**Work instructions:** Copy nothing but the stretch that opens with the line containing "Rebuild this chart" and closes with the line containing "Clone this chart in Chart.js.". Keep pictures out.
* BEGIN *
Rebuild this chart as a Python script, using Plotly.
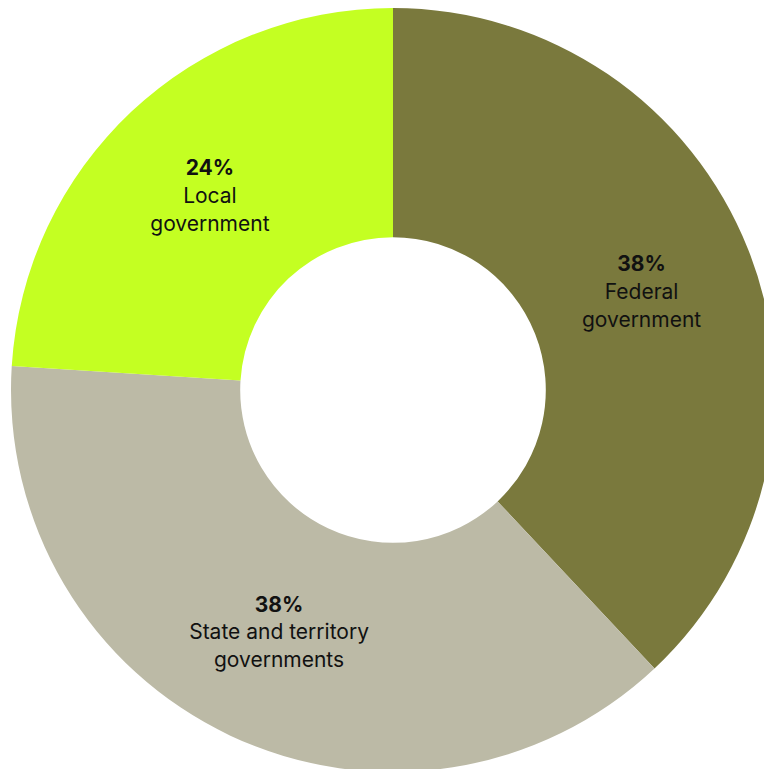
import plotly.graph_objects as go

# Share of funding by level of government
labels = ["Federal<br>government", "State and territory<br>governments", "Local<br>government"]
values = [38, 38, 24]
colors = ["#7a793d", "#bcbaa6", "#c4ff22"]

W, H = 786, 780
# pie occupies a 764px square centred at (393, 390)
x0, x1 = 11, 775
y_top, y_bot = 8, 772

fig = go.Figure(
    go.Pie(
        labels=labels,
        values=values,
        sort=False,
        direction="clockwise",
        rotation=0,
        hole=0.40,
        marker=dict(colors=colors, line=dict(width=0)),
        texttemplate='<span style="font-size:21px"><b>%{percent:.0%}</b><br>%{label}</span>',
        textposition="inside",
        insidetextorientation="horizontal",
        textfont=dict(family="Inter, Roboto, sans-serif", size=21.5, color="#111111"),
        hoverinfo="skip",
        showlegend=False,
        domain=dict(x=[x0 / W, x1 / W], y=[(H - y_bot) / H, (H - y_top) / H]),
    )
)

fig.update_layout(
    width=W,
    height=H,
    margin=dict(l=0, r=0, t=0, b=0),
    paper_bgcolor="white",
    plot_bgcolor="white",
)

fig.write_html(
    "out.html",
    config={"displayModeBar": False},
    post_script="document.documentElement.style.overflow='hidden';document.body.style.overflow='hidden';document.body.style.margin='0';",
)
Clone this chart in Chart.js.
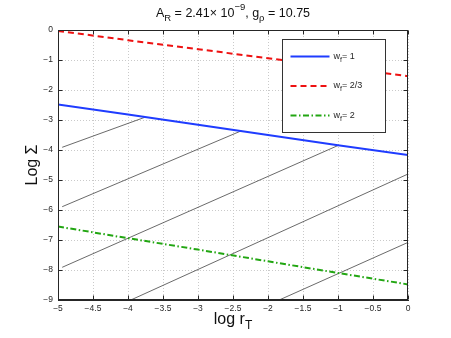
* END *
* BEGIN *
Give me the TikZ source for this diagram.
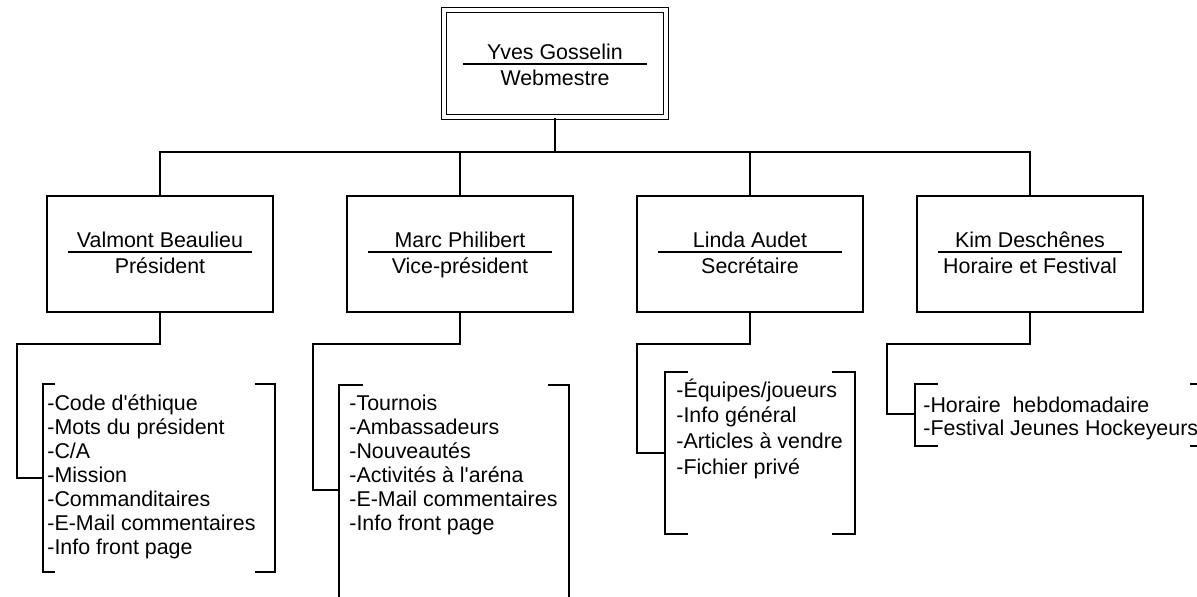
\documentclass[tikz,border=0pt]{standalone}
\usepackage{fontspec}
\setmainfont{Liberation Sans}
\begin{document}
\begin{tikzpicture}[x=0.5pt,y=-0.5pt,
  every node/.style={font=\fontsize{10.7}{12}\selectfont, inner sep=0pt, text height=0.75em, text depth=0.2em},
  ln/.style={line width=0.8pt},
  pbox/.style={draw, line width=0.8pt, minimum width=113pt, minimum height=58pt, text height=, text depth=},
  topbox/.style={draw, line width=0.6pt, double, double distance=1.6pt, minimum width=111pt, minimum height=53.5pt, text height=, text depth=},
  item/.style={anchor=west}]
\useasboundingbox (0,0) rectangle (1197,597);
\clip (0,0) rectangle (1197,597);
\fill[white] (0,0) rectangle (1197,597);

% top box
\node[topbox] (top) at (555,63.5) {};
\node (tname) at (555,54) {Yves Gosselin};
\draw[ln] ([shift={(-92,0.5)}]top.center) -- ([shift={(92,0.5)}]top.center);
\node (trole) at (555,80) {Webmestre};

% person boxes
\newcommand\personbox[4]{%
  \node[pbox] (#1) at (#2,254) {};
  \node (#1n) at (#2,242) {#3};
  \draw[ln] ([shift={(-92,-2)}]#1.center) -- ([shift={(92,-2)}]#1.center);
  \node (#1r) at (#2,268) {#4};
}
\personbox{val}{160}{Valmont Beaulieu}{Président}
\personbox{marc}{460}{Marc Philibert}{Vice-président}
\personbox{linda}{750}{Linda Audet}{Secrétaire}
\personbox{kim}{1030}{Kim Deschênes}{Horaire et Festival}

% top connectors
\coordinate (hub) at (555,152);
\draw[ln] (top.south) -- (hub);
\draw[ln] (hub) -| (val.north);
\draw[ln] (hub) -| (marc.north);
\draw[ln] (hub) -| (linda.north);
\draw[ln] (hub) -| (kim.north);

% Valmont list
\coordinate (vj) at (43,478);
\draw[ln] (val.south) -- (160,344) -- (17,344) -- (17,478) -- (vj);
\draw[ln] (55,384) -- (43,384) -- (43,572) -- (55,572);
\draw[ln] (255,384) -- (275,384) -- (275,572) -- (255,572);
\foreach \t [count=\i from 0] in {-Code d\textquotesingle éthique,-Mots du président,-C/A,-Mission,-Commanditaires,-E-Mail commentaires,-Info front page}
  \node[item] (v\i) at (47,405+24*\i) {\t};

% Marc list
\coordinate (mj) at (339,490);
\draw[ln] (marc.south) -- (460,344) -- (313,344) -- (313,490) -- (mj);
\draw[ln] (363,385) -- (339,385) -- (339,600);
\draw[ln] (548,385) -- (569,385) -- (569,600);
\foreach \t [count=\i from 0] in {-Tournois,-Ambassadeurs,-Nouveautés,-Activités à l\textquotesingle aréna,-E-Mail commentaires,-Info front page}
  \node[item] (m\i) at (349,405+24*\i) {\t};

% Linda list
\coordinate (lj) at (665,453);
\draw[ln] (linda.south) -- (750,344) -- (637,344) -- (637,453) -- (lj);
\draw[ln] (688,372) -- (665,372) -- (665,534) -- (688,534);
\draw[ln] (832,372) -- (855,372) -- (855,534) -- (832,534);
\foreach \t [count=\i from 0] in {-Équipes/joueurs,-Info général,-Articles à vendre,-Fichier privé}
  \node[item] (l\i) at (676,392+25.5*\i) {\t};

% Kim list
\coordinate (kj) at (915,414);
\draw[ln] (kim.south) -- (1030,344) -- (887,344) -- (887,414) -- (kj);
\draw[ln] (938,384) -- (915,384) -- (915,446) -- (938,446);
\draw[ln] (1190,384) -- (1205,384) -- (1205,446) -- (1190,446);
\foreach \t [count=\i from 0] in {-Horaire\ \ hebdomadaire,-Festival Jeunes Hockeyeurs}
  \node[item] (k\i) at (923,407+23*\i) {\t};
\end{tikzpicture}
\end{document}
* END *
**Solution to this exercise:**
Rebuild this chart as a Python script, using Plotly.
import plotly.graph_objects as go

# Share of funding by level of government
labels = ["Federal<br>government", "State and territory<br>governments", "Local<br>government"]
values = [38, 38, 24]
colors = ["#7a793d", "#bcbaa6", "#c4ff22"]

W, H = 786, 780
# pie occupies a 764px square centred at (393, 390)
x0, x1 = 11, 775
y_top, y_bot = 8, 772

fig = go.Figure(
    go.Pie(
        labels=labels,
        values=values,
        sort=False,
        direction="clockwise",
        rotation=0,
        hole=0.40,
        marker=dict(colors=colors, line=dict(width=0)),
        texttemplate='<span style="font-size:21px"><b>%{percent:.0%}</b><br>%{label}</span>',
        textposition="inside",
        insidetextorientation="horizontal",
        textfont=dict(family="Inter, Roboto, sans-serif", size=21.5, color="#111111"),
        hoverinfo="skip",
        showlegend=False,
        domain=dict(x=[x0 / W, x1 / W], y=[(H - y_bot) / H, (H - y_top) / H]),
    )
)

fig.update_layout(
    width=W,
    height=H,
    margin=dict(l=0, r=0, t=0, b=0),
    paper_bgcolor="white",
    plot_bgcolor="white",
)

fig.write_html(
    "out.html",
    config={"displayModeBar": False},
    post_script="document.documentElement.style.overflow='hidden';document.body.style.overflow='hidden';document.body.style.margin='0';",
)
Clone this chart in Chart.js.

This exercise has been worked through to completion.